A low noise fractional-N approach with a short periodicity of the division factor sequences
Thomas Musch, Nils Pohl, Ilona Rolfes, Josef Hausner
Proceedings of European Microwave Association (EuMA), Vol. 3, pp. 84-92, June 2007
High-end measurement systems often rely on frequency synthesisers with an extremely low phase noise level. A fractional-N PLL-concept with an excellent phase noise performance together with a moderate frequency resolution is presented. The fractional-N concept is mainly based on fully digital approaches, however, the length of the division factor sequences is strictly limited to allow for a filtering of the spurious signals in the loop filter. The functionality of the concept is demonstrated in a prototype system based on a single phase locked loop (PLL). The presented synthesiser shows a phase noise level below -109.8 dBc/Hz at a carrier offset frequency of 5 kHz for a microwave signal at 8 GHz. The frequency step width of the synthesiser is 9.72MHz with a reference frequency of the crystal oscillator of 155.52 MHz.

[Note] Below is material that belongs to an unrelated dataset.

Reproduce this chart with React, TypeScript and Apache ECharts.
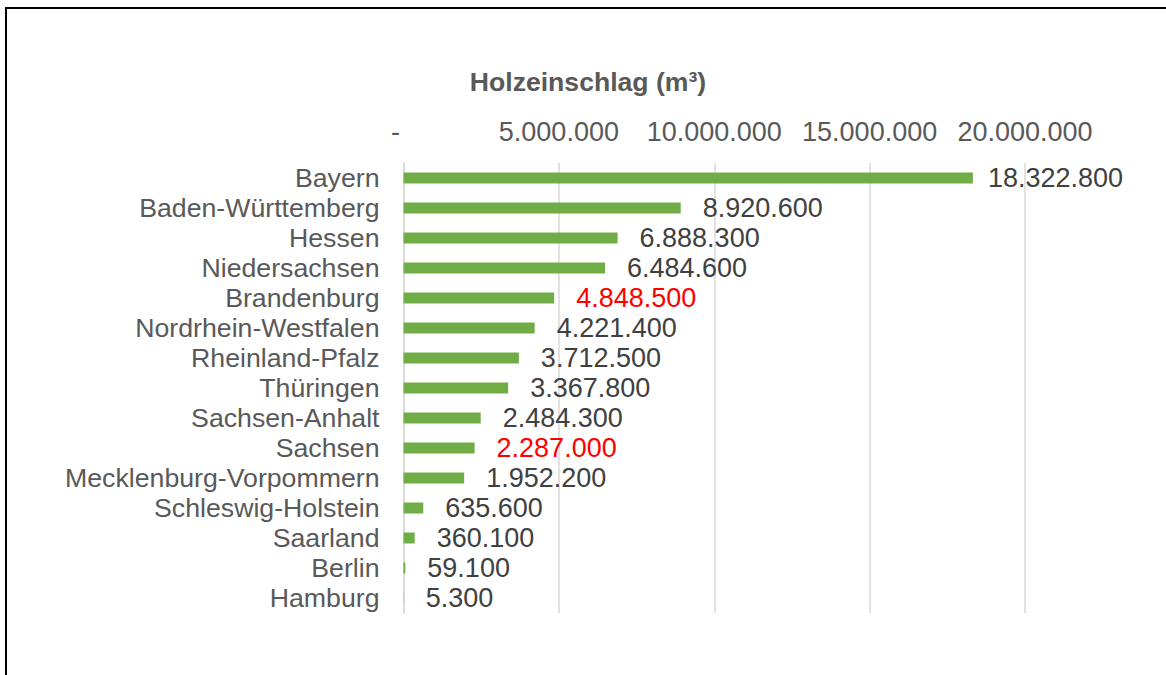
import React, { useEffect, useRef } from "react";
import * as echarts from "echarts";

const categories = [
  "Bayern",
  "Baden-Württemberg",
  "Hessen",
  "Niedersachsen",
  "Brandenburg",
  "Nordrhein-Westfalen",
  "Rheinland-Pfalz",
  "Thüringen",
  "Sachsen-Anhalt",
  "Sachsen",
  "Mecklenburg-Vorpommern",
  "Schleswig-Holstein",
  "Saarland",
  "Berlin",
  "Hamburg",
];
const values = [
  18322800, 8920600, 6888300, 6484600, 4848500, 4221400, 3712500, 3367800,
  2484300, 2287000, 1952200, 635600, 360100, 59100, 5300,
];
const highlighted = ["Brandenburg", "Sachsen"];
const titleText = "Holzeinschlag (m³)";
const axisMax = 20000000;
const axisStep = 5000000;

const FONT = "'Liberation Sans', Arial, sans-serif";
const FS = 27;

function fmt(v: number): string {
  return Math.round(v)
    .toString()
    .replace(/\B(?=(\d{3})+(?!\d))/g, ".");
}

export default function App() {
  const ref = useRef<HTMLDivElement>(null);
  useEffect(() => {
    if (!ref.current) return;
    const chart = echarts.init(ref.current, undefined, { renderer: "svg" });
    const data = values.map((v, i) => {
      const red = highlighted.includes(categories[i]);
      const item: any = {
        value: v,
        label: { color: red ? "#FF0000" : "#404040" },
      };
      if (i === 0) item.label.distance = 15;
      return item;
    });
    chart.setOption({
      animation: false,
      backgroundColor: "#ffffff",
      graphic: [
        {
          type: "line",
          shape: { x1: 6, y1: 7, x2: 6, y2: 675 },
          style: { stroke: "#000", lineWidth: 2 },
        },
        {
          type: "line",
          shape: { x1: 5, y1: 8, x2: 1166, y2: 8 },
          style: { stroke: "#000", lineWidth: 2 },
        },
        {
          type: "text",
          x: 588,
          y: 82,
          style: {
            text: titleText,
            fill: "#595959",
            font: `bold 26.6px ${FONT}`,
            align: "center",
            verticalAlign: "middle",
          },
        },
      ],
      grid: { left: 403.5, right: 141, top: 163, bottom: 62, containLabel: false },
      xAxis: {
        type: "value",
        position: "top",
        min: 0,
        max: axisMax,
        interval: axisStep,
        axisLine: { show: false },
        axisTick: { show: false },
        splitLine: { show: true, lineStyle: { color: "#D9D9D9", width: 1.5 } },
        axisLabel: {
          margin: 18,
          color: "#595959",
          fontSize: FS,
          fontFamily: FONT,
          formatter: (v: number) => (v === 0 ? "{z|-}" : fmt(v)),
          rich: {
            z: {
              color: "#595959",
              fontSize: FS,
              fontFamily: FONT,
              padding: [0, 16, 0, 0],
            },
          },
        },
      },
      yAxis: {
        type: "category",
        inverse: true,
        data: categories,
        axisLine: { show: true, lineStyle: { color: "#D9D9D9", width: 1.5 } },
        axisTick: { show: false },
        axisLabel: {
          interval: 0,
          margin: 24,
          color: "#595959",
          fontSize: 26.7,
          fontFamily: FONT,
        },
      },
      series: [
        {
          type: "bar",
          data,
          barWidth: 11,
          itemStyle: { color: "#70AD47" },
          label: {
            show: true,
            position: "right",
            distance: 22,
            fontSize: FS,
            fontFamily: FONT,
            formatter: (p: any) => fmt(p.value),
          },
        },
      ],
    });
    return () => chart.dispose();
  }, []);
  return (
    <div
      ref={ref}
      style={{ position: "fixed", left: 0, top: 0, width: 1166, height: 675 }}
    />
  );
}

The different components of the system like a broadband VCO and the fractional PLL are adressed in this article. The VCO exhibits a tuning range of 4 GHz up to 11 GHz with a free running phase noise level in the order of -100 dBc/Hz at a carrier offset of 200 kHz. Thus, the PLL has to improve the phase noise close to the carrier considerably. This is possible with a high filter bandwidth of the PLL loop filter. The necessary loop bandwidth results in a frequency resolution of the PLL of 9.72 MHz. Compared to a fully digitally compensated fractional-N PLL the set-up is not able to perform arbitrarily fine frequency steps, but it allows for an optimized phase noise level. However, if further improvements in the frequency resolution are required, this concept can easily be combined with other synthesiser techniques like multiple loop structures.